>> begin
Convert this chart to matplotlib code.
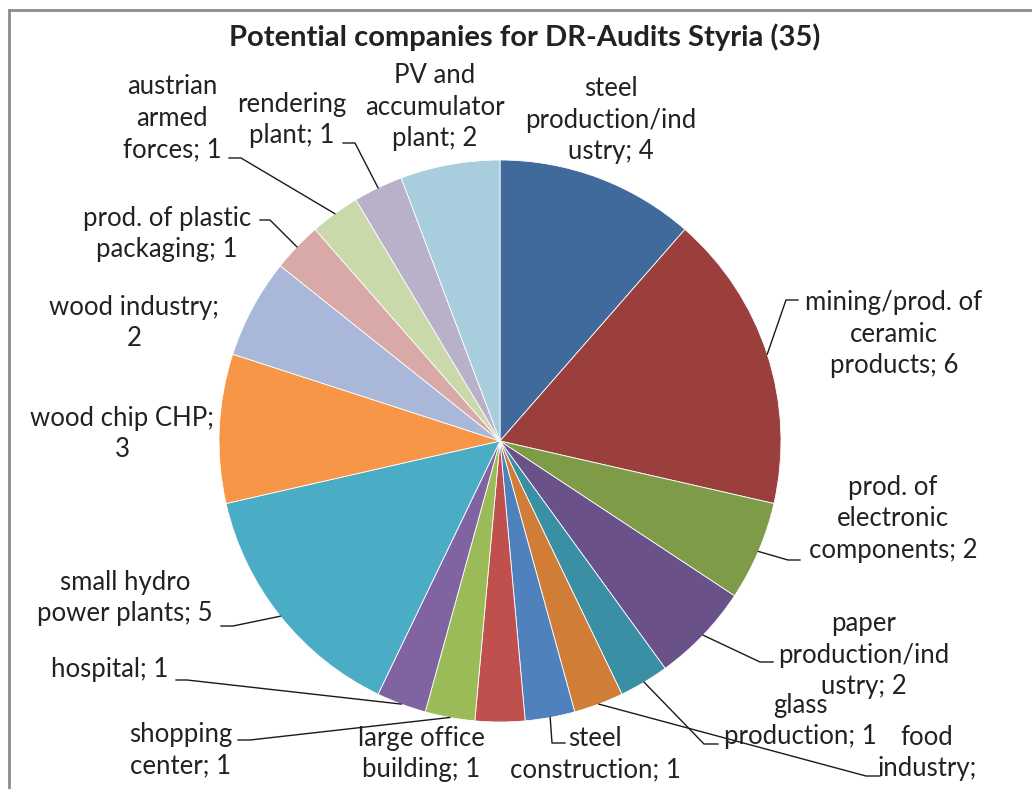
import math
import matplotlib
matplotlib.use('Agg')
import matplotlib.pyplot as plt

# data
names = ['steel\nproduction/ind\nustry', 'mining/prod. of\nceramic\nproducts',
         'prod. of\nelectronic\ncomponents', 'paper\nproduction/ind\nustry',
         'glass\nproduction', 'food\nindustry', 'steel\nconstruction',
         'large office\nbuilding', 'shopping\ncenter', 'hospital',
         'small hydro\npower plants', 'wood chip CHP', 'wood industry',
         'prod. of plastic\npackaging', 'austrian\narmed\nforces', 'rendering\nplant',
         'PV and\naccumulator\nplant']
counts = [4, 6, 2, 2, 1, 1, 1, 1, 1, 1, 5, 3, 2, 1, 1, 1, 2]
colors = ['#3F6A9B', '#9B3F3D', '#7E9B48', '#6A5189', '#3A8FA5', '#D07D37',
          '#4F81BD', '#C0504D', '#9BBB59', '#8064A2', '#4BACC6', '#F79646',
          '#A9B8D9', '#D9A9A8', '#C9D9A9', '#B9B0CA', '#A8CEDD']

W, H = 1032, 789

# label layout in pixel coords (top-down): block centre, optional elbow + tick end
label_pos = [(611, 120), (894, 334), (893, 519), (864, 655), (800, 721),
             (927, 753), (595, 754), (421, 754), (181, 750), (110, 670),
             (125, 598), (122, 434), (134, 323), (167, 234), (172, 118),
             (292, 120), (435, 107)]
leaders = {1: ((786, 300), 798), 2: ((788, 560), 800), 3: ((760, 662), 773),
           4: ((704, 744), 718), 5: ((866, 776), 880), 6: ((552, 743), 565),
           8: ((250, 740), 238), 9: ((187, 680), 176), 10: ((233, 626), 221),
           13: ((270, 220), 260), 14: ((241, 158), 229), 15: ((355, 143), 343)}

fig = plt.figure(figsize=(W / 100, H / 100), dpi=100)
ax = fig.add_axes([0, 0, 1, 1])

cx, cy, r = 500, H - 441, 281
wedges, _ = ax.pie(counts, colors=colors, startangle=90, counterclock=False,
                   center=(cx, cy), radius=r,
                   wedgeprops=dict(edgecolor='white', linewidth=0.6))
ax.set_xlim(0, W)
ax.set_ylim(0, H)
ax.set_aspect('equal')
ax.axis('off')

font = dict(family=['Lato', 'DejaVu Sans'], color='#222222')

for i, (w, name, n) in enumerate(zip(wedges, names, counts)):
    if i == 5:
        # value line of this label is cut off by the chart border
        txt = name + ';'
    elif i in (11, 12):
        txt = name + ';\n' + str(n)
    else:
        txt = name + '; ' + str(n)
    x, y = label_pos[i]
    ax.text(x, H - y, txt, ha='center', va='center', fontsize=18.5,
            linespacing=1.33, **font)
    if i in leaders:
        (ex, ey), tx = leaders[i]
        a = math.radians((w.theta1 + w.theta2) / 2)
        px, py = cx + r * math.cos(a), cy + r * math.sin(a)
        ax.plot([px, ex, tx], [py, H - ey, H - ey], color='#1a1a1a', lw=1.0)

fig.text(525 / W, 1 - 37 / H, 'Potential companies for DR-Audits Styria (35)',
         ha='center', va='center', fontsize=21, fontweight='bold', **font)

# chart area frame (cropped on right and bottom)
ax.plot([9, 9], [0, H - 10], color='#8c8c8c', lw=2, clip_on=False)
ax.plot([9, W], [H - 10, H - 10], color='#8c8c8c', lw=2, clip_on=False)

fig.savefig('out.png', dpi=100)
>> end
▶ _Goal_: Reproduce each line word for word and drop the pictures.

▶ _Task result_:
Convert this chart to matplotlib code.
import math
import matplotlib
matplotlib.use('Agg')
import matplotlib.pyplot as plt

# data
names = ['steel\nproduction/ind\nustry', 'mining/prod. of\nceramic\nproducts',
         'prod. of\nelectronic\ncomponents', 'paper\nproduction/ind\nustry',
         'glass\nproduction', 'food\nindustry', 'steel\nconstruction',
         'large office\nbuilding', 'shopping\ncenter', 'hospital',
         'small hydro\npower plants', 'wood chip CHP', 'wood industry',
         'prod. of plastic\npackaging', 'austrian\narmed\nforces', 'rendering\nplant',
         'PV and\naccumulator\nplant']
counts = [4, 6, 2, 2, 1, 1, 1, 1, 1, 1, 5, 3, 2, 1, 1, 1, 2]
colors = ['#3F6A9B', '#9B3F3D', '#7E9B48', '#6A5189', '#3A8FA5', '#D07D37',
          '#4F81BD', '#C0504D', '#9BBB59', '#8064A2', '#4BACC6', '#F79646',
          '#A9B8D9', '#D9A9A8', '#C9D9A9', '#B9B0CA', '#A8CEDD']

W, H = 1032, 789

# label layout in pixel coords (top-down): block centre, optional elbow + tick end
label_pos = [(611, 120), (894, 334), (893, 519), (864, 655), (800, 721),
             (927, 753), (595, 754), (421, 754), (181, 750), (110, 670),
             (125, 598), (122, 434), (134, 323), (167, 234), (172, 118),
             (292, 120), (435, 107)]
leaders = {1: ((786, 300), 798), 2: ((788, 560), 800), 3: ((760, 662), 773),
           4: ((704, 744), 718), 5: ((866, 776), 880), 6: ((552, 743), 565),
           8: ((250, 740), 238), 9: ((187, 680), 176), 10: ((233, 626), 221),
           13: ((270, 220), 260), 14: ((241, 158), 229), 15: ((355, 143), 343)}

fig = plt.figure(figsize=(W / 100, H / 100), dpi=100)
ax = fig.add_axes([0, 0, 1, 1])

cx, cy, r = 500, H - 441, 281
wedges, _ = ax.pie(counts, colors=colors, startangle=90, counterclock=False,
                   center=(cx, cy), radius=r,
                   wedgeprops=dict(edgecolor='white', linewidth=0.6))
ax.set_xlim(0, W)
ax.set_ylim(0, H)
ax.set_aspect('equal')
ax.axis('off')

font = dict(family=['Lato', 'DejaVu Sans'], color='#222222')

for i, (w, name, n) in enumerate(zip(wedges, names, counts)):
    if i == 5:
        # value line of this label is cut off by the chart border
        txt = name + ';'
    elif i in (11, 12):
        txt = name + ';\n' + str(n)
    else:
        txt = name + '; ' + str(n)
    x, y = label_pos[i]
    ax.text(x, H - y, txt, ha='center', va='center', fontsize=18.5,
            linespacing=1.33, **font)
    if i in leaders:
        (ex, ey), tx = leaders[i]
        a = math.radians((w.theta1 + w.theta2) / 2)
        px, py = cx + r * math.cos(a), cy + r * math.sin(a)
        ax.plot([px, ex, tx], [py, H - ey, H - ey], color='#1a1a1a', lw=1.0)

fig.text(525 / W, 1 - 37 / H, 'Potential companies for DR-Audits Styria (35)',
         ha='center', va='center', fontsize=21, fontweight='bold', **font)

# chart area frame (cropped on right and bottom)
ax.plot([9, 9], [0, H - 10], color='#8c8c8c', lw=2, clip_on=False)
ax.plot([9, W], [H - 10, H - 10], color='#8c8c8c', lw=2, clip_on=False)

fig.savefig('out.png', dpi=100)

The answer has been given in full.